L’exemplaire dissimulé chez Collin Pellenc est donc l’arbre qui cache la forêt, et la bible d’Olivétan peut être qualifiée de fiasco commercial. On en veut pour preuve qu’en 1670, soit un siècle et demi après parution, un libraire genevois déclare le volume disponible...

Belisem de Belimakom

Sa mission accomplie, Olivétan regagne l’ombre. Sous divers noms d’emprunt, il publie une révision de plusieurs parties de son Vieil Testament et de l’intégralité du Nouveau. Il retourne parallèlement à son autre passion : la pédagogie. Maître d’école attentionné, il réédite son Instruction des enfans, une initiation à la lecture et à la morale basée exclusivement sur des versets des Écritures. Parmi les pseudonymes sous lesquels il se déguise, citons Belisem de Belimakom, c’est-à-dire Anonyme de nulle part !

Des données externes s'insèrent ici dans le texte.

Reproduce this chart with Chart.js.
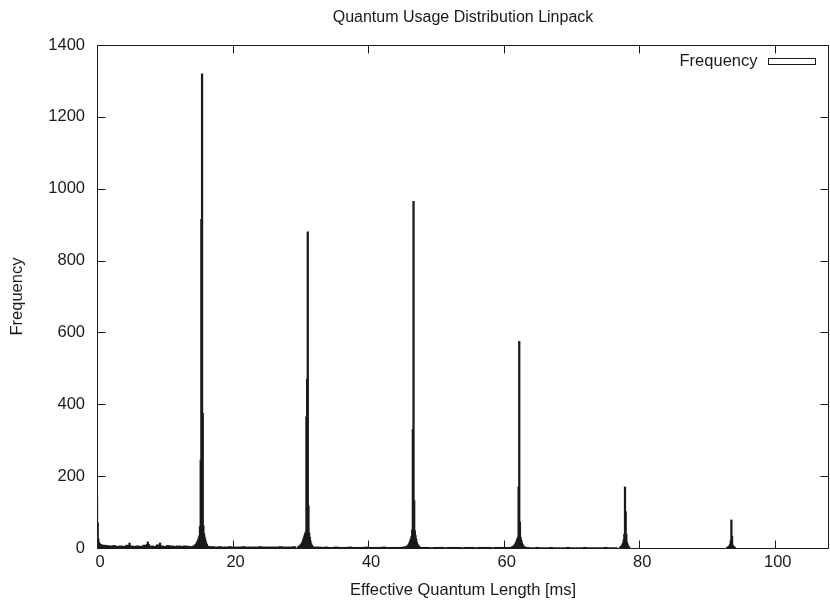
<!DOCTYPE html>
<html>
<head>
<meta charset="utf-8">
<script src="https://cdn.jsdelivr.net/npm/chart.js@4"></script>
<style>
  html, body { margin: 0; padding: 0; background: #fff; }
  #wrap { width: 830px; height: 601px; }
</style>
</head>
<body>
<div id="wrap"><canvas id="c" width="830" height="601"></canvas></div>
<script>
// ---- data ----
const chartTitle = 'Quantum Usage Distribution Linpack';
const xTitle = 'Effective Quantum Length [ms]';
const yTitle = 'Frequency';
const seriesLabel = 'Frequency';
const xTicks = [0, 20, 40, 60, 80, 100];
const yTicks = [0, 200, 400, 600, 800, 1000, 1200, 1400];

// fine histogram bins (0.1 ms)
const fineBin = 0.1;
const zeroStart = 0.0;
const zeroCounts = [140, 70, 25, 15, 12];
const peak1Start = 14.1;
const peak1Counts = [4, 5, 6, 7, 9, 11, 14, 18, 22, 28, 34, 60, 245, 915, 1320, 375, 62, 40, 30, 22, 15, 10, 6, 4, 3];
const peak2Start = 29.7;
const peak2Counts = [4, 5, 6, 8, 10, 13, 17, 22, 28, 34, 40, 45, 365, 470, 880, 117, 42, 30, 20, 12, 8, 5, 3];
const peak3Start = 45.5;
const peak3Counts = [3, 4, 5, 6, 8, 11, 15, 20, 26, 32, 50, 330, 965, 132, 48, 35, 25, 16, 10, 7, 5, 3, 2];
const peak4Start = 61.2;
const peak4Counts = [3, 4, 5, 6, 8, 11, 15, 20, 25, 30, 170, 575, 72, 30, 22, 15, 10, 6, 4, 3, 2];
const peak5Start = 77.2;
const peak5Counts = [3, 4, 6, 9, 14, 22, 38, 170, 101, 38, 16, 9, 5, 3];
const peak6Start = 93.0;
const peak6Counts = [2, 3, 4, 6, 10, 20, 78, 33, 8, 5, 3, 2];
const bumpX = [4.8, 7.5, 9.3];
const bumpCounts = [14, 17, 14];

// background floor (0.5 ms bins)
const floorBin = 0.5;
const floorAStart = 0.5;
const floorACounts = [10, 8, 7, 6, 7, 5, 6, 5, 8, 6, 5, 6, 5, 8, 10, 6, 5, 9, 6, 5, 7, 6, 5, 6, 5, 6, 5, 4];
const floorBStart = 16.6;
const floorBCounts = [4, 4, 3, 4, 3, 3, 4, 3, 3, 3, 4, 3, 3, 3, 3, 4, 3, 3, 3, 3, 3, 4, 3, 3, 3, 4];
const floorCStart = 32.3;
const floorCCounts = [3, 3, 2, 3, 2, 2, 3, 2, 2, 2, 3, 2, 2, 2, 2, 3, 2, 2, 2, 2, 3, 2, 2, 2, 2, 2, 3];
const floorDStart = 47.9;
const floorDCounts = [2, 2, 2, 1, 2, 2, 2, 1, 2, 2, 2, 2, 1, 2, 2, 2, 1, 2, 2, 2, 2, 1, 2, 2, 2, 2, 2];
const floorEStart = 63.5;
const floorECounts = [2, 1, 1, 2, 1, 1, 1, 2, 1, 1, 1, 1, 2, 1, 1, 1, 1, 2, 1, 1, 1, 1, 1, 2, 1, 1, 1];

// ---- build histogram points ----
function bins(start, width, counts) {
  return counts.map((c, i) => ({ x: +(start + i * width).toFixed(2), y: c }));
}
const finePoints = [].concat(
  bins(zeroStart, fineBin, zeroCounts),
  bins(peak1Start, fineBin, peak1Counts),
  bins(peak2Start, fineBin, peak2Counts),
  bins(peak3Start, fineBin, peak3Counts),
  bins(peak4Start, fineBin, peak4Counts),
  bins(peak5Start, fineBin, peak5Counts),
  bins(peak6Start, fineBin, peak6Counts),
  bumpX.map((x, i) => ({ x: x, y: bumpCounts[i] }))
);
const floorPoints = [].concat(
  bins(floorAStart, floorBin, floorACounts),
  bins(floorBStart, floorBin, floorBCounts),
  bins(floorCStart, floorBin, floorCCounts),
  bins(floorDStart, floorBin, floorDCounts),
  bins(floorEStart, floorBin, floorECounts)
);

const INK = '#1a1a1a';
const FONT = '"Liberation Sans", Arial, Helvetica, sans-serif';
const FS = 16.5;

const framePlugin = {
  id: 'gnuplotFrame',
  afterDraw(chart) {
    const { ctx, chartArea, scales } = chart;
    const L = Math.round(chartArea.left) + 0.5;
    const T = Math.round(chartArea.top) + 0.5;
    const R = Math.round(chartArea.right) - 0.5;
    const B = Math.round(chartArea.bottom) + 0.5;
    ctx.save();
    ctx.strokeStyle = INK;
    ctx.lineWidth = 1;
    ctx.beginPath();
    ctx.rect(L, T, R - L, B - T);
    // inward ticks (gnuplot style, mirrored)
    const tl = 8;
    scales.x.ticks.forEach(t => {
      const px = Math.round(scales.x.getPixelForValue(t.value)) + 0.5;
      ctx.moveTo(px, B); ctx.lineTo(px, B - tl);
      ctx.moveTo(px, T); ctx.lineTo(px, T + tl);
    });
    scales.y.ticks.forEach(t => {
      const py = Math.round(scales.y.getPixelForValue(t.value)) + 0.5;
      ctx.moveTo(L, py); ctx.lineTo(L + tl, py);
      ctx.moveTo(R, py); ctx.lineTo(R - tl, py);
    });
    ctx.stroke();

    // title
    ctx.fillStyle = INK;
    ctx.font = '16px ' + FONT;
    ctx.textAlign = 'center';
    ctx.textBaseline = 'middle';
    ctx.fillText(chartTitle, (chartArea.left + chartArea.right) / 2, 18);

    // legend (gnuplot key, text left of sample)
    const label = chart.data.datasets[0].label;
    ctx.font = FS + 'px ' + FONT;
    ctx.textAlign = 'right';
    ctx.fillText(label, R - 71, T + 16);
    ctx.fillStyle = '#fff';
    ctx.fillRect(R - 60, T + 13, 47, 6);
    ctx.strokeRect(R - 60, T + 13, 47, 6);
    ctx.restore();
  }
};

new Chart(document.getElementById('c'), {
  type: 'bar',
  data: {
    datasets: [
      {
        label: seriesLabel,
        data: finePoints,
        backgroundColor: INK,
        borderWidth: 0,
        barThickness: 1.6,
        grouped: false,
        order: 1
      },
      {
        label: seriesLabel + ' (floor)',
        data: floorPoints,
        backgroundColor: INK,
        borderWidth: 0,
        barThickness: 3.5,
        grouped: false,
        order: 2
      }
    ]
  },
  options: {
    responsive: false,
    animation: false,
    events: [],
    layout: { padding: { top: 45, right: 1, left: 0, bottom: 0 } },
    plugins: {
      legend: { display: false },
      title: { display: false },
      tooltip: { enabled: false }
    },
    scales: {
      x: {
        type: 'linear',
        min: 0,
        max: 108,
        offset: false,
        grid: { display: false, offset: false, drawTicks: false },
        border: { display: false },
        afterBuildTicks: s => { s.ticks = xTicks.map(v => ({ value: v })); },
        afterFit: s => { s.height = 53; },
        ticks: {
          color: INK,
          font: { family: FONT, size: FS },
          padding: 5,
          labelOffset: 3,
          maxRotation: 0,
          autoSkip: false,
          callback: v => String(v)
        },
        title: {
          display: true,
          text: xTitle,
          color: INK,
          font: { family: FONT, size: FS },
          padding: { top: 0, bottom: 1 }
        }
      },
      y: {
        type: 'linear',
        min: 0,
        max: 1400,
        grid: { display: false, drawTicks: false },
        border: { display: false },
        afterBuildTicks: s => { s.ticks = yTicks.map(v => ({ value: v })); },
        afterFit: s => { s.width = 97; },
        ticks: {
          color: INK,
          font: { family: FONT, size: FS },
          padding: 12,
          callback: v => String(v)
        },
        title: {
          display: true,
          text: yTitle,
          color: INK,
          font: { family: FONT, size: FS },
          padding: { top: 8, bottom: 0 }
        }
      }
    }
  },
  plugins: [framePlugin]
});
</script>
</body>
</html>
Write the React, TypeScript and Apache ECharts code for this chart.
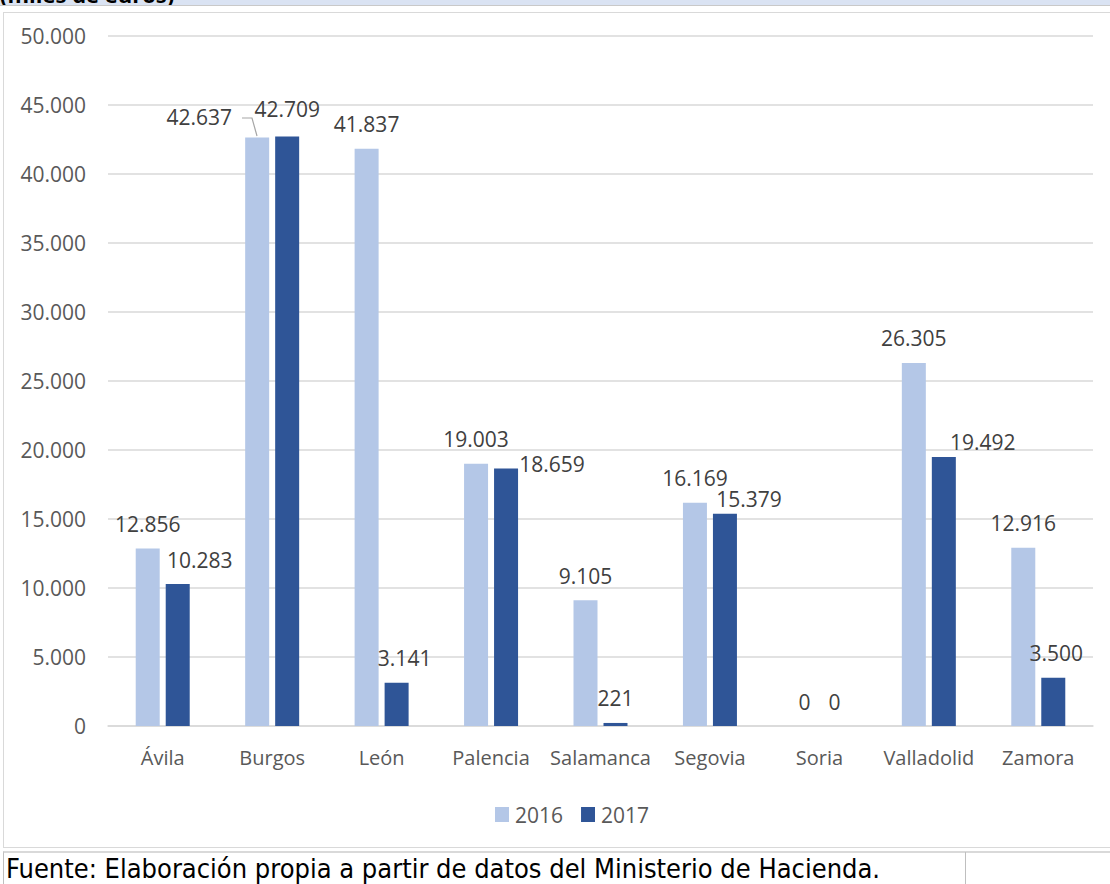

En 1538, à 30 ans et quelques, Olivétan trouve la mort, vraisemblablement à Rome. Aujourd’hui, bien peu savent le rôle déterminant qu’un jeune érudit picard joua dans la propagation de la Bible en langue française. Quand il n’en est pas absent, son nom n’occupe que quelques lignes dans les dictionnaires. Gageons que cet anonymat n’aurait pas déplu à notre humble petit translateur Louys-Pierre Robert, alias Olivétan !

[Notes]

^ § 5 Sur l’absorption des vaudois par la Réforme, voir La Tour de Garde du 15 mars 2002, pages 20-23.

^ § 7 Né Louys Robert, il adopta le prénom de Pierre. Quant au sobriquet d’Olivétan, il lui viendrait de sa large consommation d’huile d’olive pour s’éclairer, autrement dit de son ardeur au travail.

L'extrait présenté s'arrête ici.